Decenas de camiones del gobierno dejaban atrás los pobres ranchos y  pueblos repletos de gente con sus humildes enseres domésticos, sus animalitos de granja y lo que pudieran llevar consigo a su nueva vida; muchas mujeres con sus niños en brazos no tenían otro remedio que viajar de pie hasta doce o catorce horas en los vehículos. Se calcula que el éxodo hacia el interior del país fue de  más de 200 mil personas, mientras que otras 400 mil cruzaron las fronteras norteamericanas.

Nadie como el padre Romo sabía lo que sufrían estos pobres migrantes. Todo el tiempo amenazados y torturados por el ejército y los agraristas. Quizá por ello, desde el cielo se ha convertido en el especial protector de los migrantes que sufren la pobreza y el alejamiento forzoso de sus hogares.

En diciembre de 1927 se ordenó sacerdote Román, el hermano menor de Toribio, y se fue a Tequila a ayudarlo en su misión, ambos vivían escondidos en una barranca cerca del rancho de Agua Caliente, perteneciente al señor León Aguirre.

El Miércoles de Ceniza, el 22 de febrero de 1928, el padre Toribio pidió a su hermano Román que lo confesara y le diera una larga bendición; antes de irse le entregó una carta con el encargo de no abrirla hasta su muerte.

Al día siguiente una tropa compuesta por soldados federales y agraristas, avisados por un traidor, sitió el lugar, brincaron las bardas y tomaron las habitaciones del señor León Aguirre. El delator al ver al padre Toribio les gritó: «¡Éste es el cura, mátenlo!».

La tropa entró en su habitación y en ella disparó al padre Toribio. Estando muerto, amarraron con ropas el cadáver espalda con espalda a su hermana, mientras armaban una improvisada camilla para llevarse el cadáver.

Los verdugos lo despojaron de sus vestiduras y saquearon la casa para después llevarse a Quica, caminando jalada con una reata hasta el poblado de La Quemada, caminaron pasando frente a la presidencia municipal con el cadáver del mártir Toribio sobre la camilla improvisada con palos que transportaban unos vecinos, los soldados silbaban y cantaban obscenidades al tiempo que los demás rezaban.
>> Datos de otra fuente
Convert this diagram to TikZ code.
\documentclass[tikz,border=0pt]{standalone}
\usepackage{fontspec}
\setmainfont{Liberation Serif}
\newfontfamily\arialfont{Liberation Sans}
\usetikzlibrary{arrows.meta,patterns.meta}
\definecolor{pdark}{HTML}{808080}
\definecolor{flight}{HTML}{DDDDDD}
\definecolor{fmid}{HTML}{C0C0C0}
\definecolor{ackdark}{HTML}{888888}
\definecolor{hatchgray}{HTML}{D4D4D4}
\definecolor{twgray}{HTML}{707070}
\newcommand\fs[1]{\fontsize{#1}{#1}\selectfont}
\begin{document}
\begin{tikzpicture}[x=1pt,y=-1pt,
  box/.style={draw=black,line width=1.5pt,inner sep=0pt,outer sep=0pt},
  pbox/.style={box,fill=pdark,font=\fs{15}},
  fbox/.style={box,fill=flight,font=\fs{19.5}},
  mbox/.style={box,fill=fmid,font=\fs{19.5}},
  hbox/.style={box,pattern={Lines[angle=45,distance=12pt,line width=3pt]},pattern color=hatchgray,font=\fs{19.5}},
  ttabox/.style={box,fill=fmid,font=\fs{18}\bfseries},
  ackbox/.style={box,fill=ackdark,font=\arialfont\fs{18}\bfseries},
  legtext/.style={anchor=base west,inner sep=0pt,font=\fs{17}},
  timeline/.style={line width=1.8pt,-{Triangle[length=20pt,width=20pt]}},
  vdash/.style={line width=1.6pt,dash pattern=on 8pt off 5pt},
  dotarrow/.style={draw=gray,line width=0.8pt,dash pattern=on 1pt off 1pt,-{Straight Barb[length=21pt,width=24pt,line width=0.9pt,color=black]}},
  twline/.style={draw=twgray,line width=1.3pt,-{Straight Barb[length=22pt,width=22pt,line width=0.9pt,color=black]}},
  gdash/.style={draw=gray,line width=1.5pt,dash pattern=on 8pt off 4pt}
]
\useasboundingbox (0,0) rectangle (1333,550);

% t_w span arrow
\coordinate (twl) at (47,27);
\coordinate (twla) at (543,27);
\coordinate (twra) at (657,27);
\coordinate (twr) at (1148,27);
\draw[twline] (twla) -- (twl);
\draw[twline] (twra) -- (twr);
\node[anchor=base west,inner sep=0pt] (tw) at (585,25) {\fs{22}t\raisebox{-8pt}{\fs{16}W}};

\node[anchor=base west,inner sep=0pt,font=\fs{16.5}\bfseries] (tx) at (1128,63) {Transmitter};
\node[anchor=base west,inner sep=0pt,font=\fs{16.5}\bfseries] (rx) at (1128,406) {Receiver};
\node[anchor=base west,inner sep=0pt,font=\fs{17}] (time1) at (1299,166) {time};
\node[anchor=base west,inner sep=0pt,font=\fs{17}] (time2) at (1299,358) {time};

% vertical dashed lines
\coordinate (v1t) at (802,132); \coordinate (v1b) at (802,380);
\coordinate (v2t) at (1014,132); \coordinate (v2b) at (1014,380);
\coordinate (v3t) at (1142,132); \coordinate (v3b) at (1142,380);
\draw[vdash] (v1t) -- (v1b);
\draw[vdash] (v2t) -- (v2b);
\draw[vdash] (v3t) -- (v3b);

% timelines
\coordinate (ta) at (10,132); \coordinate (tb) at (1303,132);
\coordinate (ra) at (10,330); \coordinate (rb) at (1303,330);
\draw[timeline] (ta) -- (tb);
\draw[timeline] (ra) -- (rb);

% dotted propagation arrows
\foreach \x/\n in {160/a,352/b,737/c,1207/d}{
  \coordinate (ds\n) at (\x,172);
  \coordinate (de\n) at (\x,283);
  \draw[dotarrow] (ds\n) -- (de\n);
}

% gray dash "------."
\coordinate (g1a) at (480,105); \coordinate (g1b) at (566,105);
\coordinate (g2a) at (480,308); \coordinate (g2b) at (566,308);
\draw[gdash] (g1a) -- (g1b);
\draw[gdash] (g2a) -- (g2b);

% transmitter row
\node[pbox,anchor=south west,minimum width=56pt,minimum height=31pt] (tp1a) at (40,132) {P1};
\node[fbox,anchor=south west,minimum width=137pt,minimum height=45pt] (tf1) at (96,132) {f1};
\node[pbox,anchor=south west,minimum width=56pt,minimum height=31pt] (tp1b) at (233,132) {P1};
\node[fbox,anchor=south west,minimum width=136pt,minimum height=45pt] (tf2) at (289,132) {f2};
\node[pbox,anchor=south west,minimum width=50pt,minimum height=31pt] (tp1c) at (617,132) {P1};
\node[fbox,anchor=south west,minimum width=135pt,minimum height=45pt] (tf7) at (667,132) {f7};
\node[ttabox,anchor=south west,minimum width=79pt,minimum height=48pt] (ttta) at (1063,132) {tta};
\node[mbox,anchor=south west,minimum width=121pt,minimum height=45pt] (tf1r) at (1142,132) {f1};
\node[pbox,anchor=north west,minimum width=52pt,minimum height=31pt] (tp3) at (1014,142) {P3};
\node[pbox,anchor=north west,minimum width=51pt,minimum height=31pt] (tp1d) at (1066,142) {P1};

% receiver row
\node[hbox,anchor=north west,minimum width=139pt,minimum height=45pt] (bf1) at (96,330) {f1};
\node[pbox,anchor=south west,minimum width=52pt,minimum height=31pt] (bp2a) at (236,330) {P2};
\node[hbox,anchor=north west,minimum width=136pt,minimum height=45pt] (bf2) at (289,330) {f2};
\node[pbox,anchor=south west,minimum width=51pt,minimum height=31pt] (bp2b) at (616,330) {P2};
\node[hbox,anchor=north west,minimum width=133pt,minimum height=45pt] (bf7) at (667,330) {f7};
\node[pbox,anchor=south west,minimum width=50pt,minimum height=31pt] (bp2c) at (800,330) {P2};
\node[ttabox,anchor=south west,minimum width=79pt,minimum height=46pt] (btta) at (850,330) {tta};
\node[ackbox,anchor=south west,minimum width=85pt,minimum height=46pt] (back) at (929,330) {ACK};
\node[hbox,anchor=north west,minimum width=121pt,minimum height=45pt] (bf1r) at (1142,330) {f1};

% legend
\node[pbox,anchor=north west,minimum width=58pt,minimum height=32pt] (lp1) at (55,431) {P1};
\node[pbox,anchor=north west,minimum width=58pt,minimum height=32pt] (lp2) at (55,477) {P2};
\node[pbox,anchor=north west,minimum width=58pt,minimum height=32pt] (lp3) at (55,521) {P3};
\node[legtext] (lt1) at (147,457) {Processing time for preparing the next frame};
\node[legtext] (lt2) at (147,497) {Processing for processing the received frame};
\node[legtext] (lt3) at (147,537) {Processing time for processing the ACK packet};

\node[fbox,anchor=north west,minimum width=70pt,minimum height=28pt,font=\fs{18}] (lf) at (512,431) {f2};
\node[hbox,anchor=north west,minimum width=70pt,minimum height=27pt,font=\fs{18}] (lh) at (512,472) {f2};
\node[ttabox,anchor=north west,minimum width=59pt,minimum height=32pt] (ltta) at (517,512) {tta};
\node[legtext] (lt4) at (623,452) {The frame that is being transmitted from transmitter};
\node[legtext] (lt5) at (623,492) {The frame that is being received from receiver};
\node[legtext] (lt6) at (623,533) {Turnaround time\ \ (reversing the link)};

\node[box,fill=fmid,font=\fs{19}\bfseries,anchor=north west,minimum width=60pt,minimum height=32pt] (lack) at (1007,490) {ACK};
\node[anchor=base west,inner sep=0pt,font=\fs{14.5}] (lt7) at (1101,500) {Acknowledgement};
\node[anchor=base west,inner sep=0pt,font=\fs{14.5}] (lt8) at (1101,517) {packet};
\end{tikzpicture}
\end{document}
María, liberada de milagro, viajó hasta casa de sus padres en Guadalajara. La familia consiguió permiso de velar al padre Toribio en su casa y al día siguiente, domingo 26 de febrero, entre una multitud, lo sepultaron en el panteón municipal.

El padre Toribio, conocido como el santo de los inmigrantes, murió como mártir de la fe católica. Veinte años después de su martirio, sus restos regresaron a su lugar de origen, la capilla construida por él mismo, en Jalostotitlán. El 22 de noviembre de 1992 fue beatificado y el 21 de mayo de 2000 fue canonizado por el papa Juan Pablo II, junto con 24 compañeros.

Hay cientos de testigos que juran haber sido ayudados por el santo en el ardiente desierto en la frontera con los Estados Unidos. La verdad sobre esto es un asunto de fe y religión.